To begin with, I want to thank everyone who continued to visit Tet Zoo while I was away – you managed to keep Tet Zoo in the top 5 on Nature Blog Network – and I was surprised and pleased that several long-running conversations developed in the comments section of the bunny-killing heron article. Awesome, thanks so much. My trip away was great and I had an excellent time, though what wasn’t so excellent is that it was literally sandwiched in between two family funerals. I’m ok now though…

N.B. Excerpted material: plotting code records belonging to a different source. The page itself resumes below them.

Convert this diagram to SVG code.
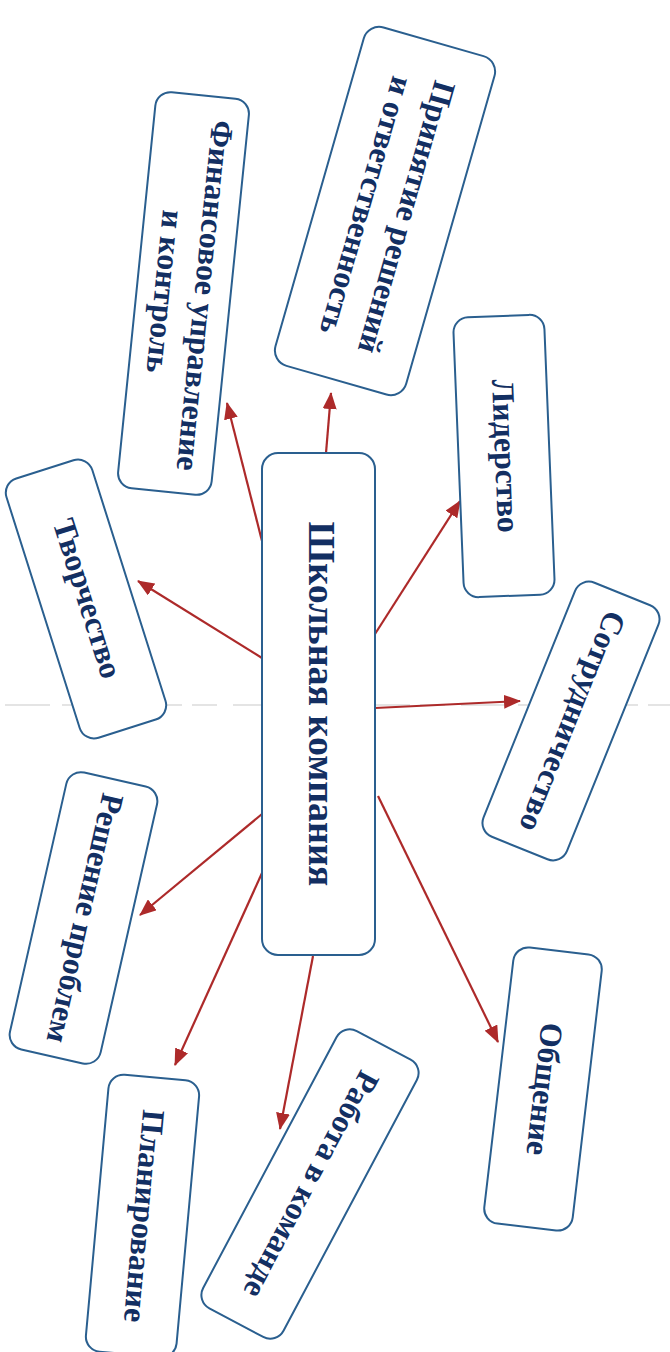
<svg xmlns="http://www.w3.org/2000/svg" width="670" height="1352" viewBox="0 0 670 1352">
<style>
.box{fill:#ffffff;stroke:#2a5f8f;stroke-width:2}
.t{font-family:"Liberation Serif","Times New Roman",serif;font-weight:bold;font-size:32px;fill:#132f62;text-anchor:middle}
.big{font-size:38px}
.c{stroke:#ad2a2a;stroke-width:2.2;fill:none;marker-end:url(#ah)}
.fold{stroke:#e4e4e4;stroke-width:2;stroke-dasharray:45 12 30 20 70 10 25 16}
</style>
<defs>
<marker id="ah" viewBox="0 0 17 14" refX="16" refY="7" markerWidth="17" markerHeight="14" markerUnits="userSpaceOnUse" orient="auto">
<path d="M0,0 L17,7 L0,14 z" fill="#ad2a2a"/>
</marker>
</defs>
<rect width="670" height="1352" fill="#ffffff"/>
<line class="fold" x1="5" y1="705" x2="670" y2="705"/>

<g id="connectors">
<line class="c" x1="262" y1="541" x2="227" y2="403"/>
<line class="c" x1="326" y1="453" x2="331" y2="393"/>
<line class="c" x1="375" y1="634" x2="460" y2="501"/>
<line class="c" x1="375" y1="708" x2="520" y2="701"/>
<line class="c" x1="378" y1="796" x2="498" y2="1042"/>
<line class="c" x1="262" y1="658" x2="138" y2="581"/>
<line class="c" x1="262" y1="814" x2="140" y2="915"/>
<line class="c" x1="262" y1="873" x2="175" y2="1065"/>
<line class="c" x1="313" y1="956" x2="280" y2="1129"/>
</g>

<g id="center">
<rect class="box" x="262" y="453" width="113" height="502" rx="16"/>
<g transform="translate(318.5,704) rotate(90)">
<text class="t big" x="0" y="10">Школьная компания</text>
</g>
</g>

<g id="finance" transform="translate(183.5,293.5) rotate(95.8)">
<rect class="box" x="-199" y="-47" width="398" height="94" rx="15"/>
<text class="t" x="0" y="-11">Финансовое управление</text>
<text class="t" x="0" y="29">и контроль</text>
</g>

<g id="decisions" transform="translate(385,211) rotate(106)">
<rect class="box" x="-176" y="-68" width="352" height="136" rx="16"/>
<text class="t" x="0" y="-12">Принятие решений</text>
<text class="t" x="0" y="30">и ответственность</text>
</g>

<g id="leadership" transform="translate(504,456) rotate(87.7)">
<rect class="box" x="-140" y="-45.5" width="280" height="91" rx="15"/>
<text class="t" x="0" y="9">Лидерство</text>
</g>

<g id="cooperation" transform="translate(571,721) rotate(112)">
<rect class="box" x="-137" y="-45" width="274" height="90" rx="15"/>
<text class="t" x="0" y="9">Сотрудничество</text>
</g>

<g id="communication" transform="translate(543,1089) rotate(96.7)">
<rect class="box" x="-139" y="-44.5" width="278" height="89" rx="15"/>
<text class="t" x="0" y="9">Общение</text>
</g>

<g id="teamwork" transform="translate(310,1184) rotate(118)">
<rect class="box" x="-157" y="-45.5" width="314" height="91" rx="15"/>
<text class="t" x="0" y="9">Работа в команде</text>
</g>

<g id="planning" transform="translate(142.5,1216) rotate(95.2)">
<rect class="box" x="-139" y="-45.5" width="278" height="91" rx="15"/>
<text class="t" x="0" y="9">Планирование</text>
</g>

<g id="problems" transform="translate(83.5,918) rotate(102.8)">
<rect class="box" x="-142" y="-46.5" width="284" height="93" rx="15"/>
<text class="t" x="0" y="9">Решение проблем</text>
</g>

<g id="creativity" transform="translate(86,599) rotate(72.4)">
<rect class="box" x="-136" y="-45" width="272" height="90" rx="15"/>
<text class="t" x="0" y="9">Творчество</text>
</g>
</svg>
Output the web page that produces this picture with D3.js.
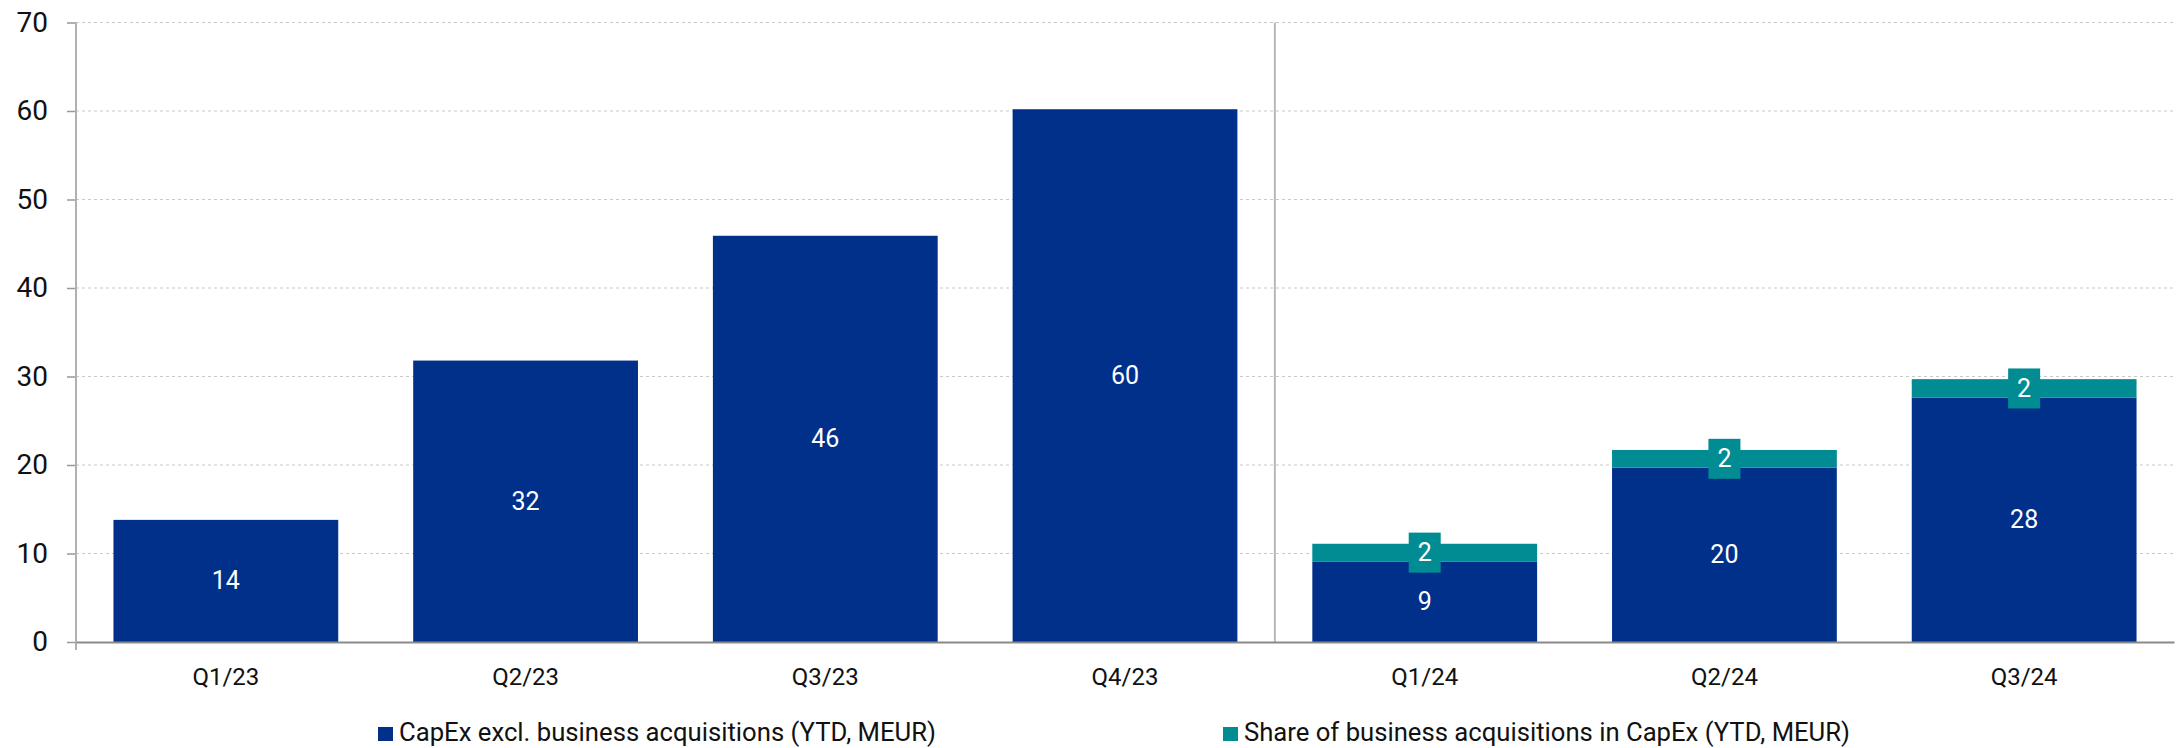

For now, all I want to do is showcase the incredible new fossil sperm whale Acrophyseter deinodon, just described from the Pisco Formation by Lambert et al. (2008) and kindly brought to my attention by Tet Zoo regular Bobby Boessenecker (scale bar = 20 cm). I spent time at SVPCA talking with Felix Marx about ziphiids and mysticetes and with Yasmin Tulu about kentriodontids, so had a reasonable amount of cetacean exposure at the meeting. Like the killer sperm whales we looked at a while back, Acrophyseter deinodon is interpreted as a macropredator that predated smaller odontocetes, pinnipeds and penguins. It seems to be a stem-physeteroid outside of the kogiid-physeterid crown-group, and its specific name, which of course means ‘terrible tooth’, is very fitting (though was not deliberately coined with reference to the (now obsolete) generic name Deinodon).
Anyway, lots to deal with, but I’ll have more new stuff on the site soon. If you want stuff to do in the meantime, you could have fun by voting in the Dixie State College mascot selection process. To help publicise the amazing dinosaur tracks preserved at the St. George Dinosaur Discovery Site at Johnson Farm Museum, we want the college to have a dinosaur as a mascot: this is one of those public outreach, improve-dissemination-of-science things. Simply go here and suggest that dinosaurs (or, a dinosaur) be used as mascots. You know it would be wrong not to. Or, you could check out the extremely awesome interview with Mark Witton recently posted here at Go Flying Turtle (Mark’s own thoughts on this – and on other matters – can be found here. Mark’s flickr site is called, rather unimaginatively, Mark Witton’s Photostream, but I want it renamed Wittoniana). Incidentally, Mark and I were recently informed by the lovely people at PLoS ONE that our azhdarchid article has so far been visited more than 3000 times, which is – to say the least – pretty good even by PLoS ONE standards. This makes us the Most Famous Palaeozoologists Of All Time, the champions and heroes of our peers. Of course… it doesn’t, but it would be good.
Ref – –
Lambert, O., Bianucci, G. & de Muizon, C. 2008. A new stem-sperm whale (Cetacea, Odontoceti, Physeteroidea) from the latest Miocene of Peru. C. R. Palevol 7, 361-369.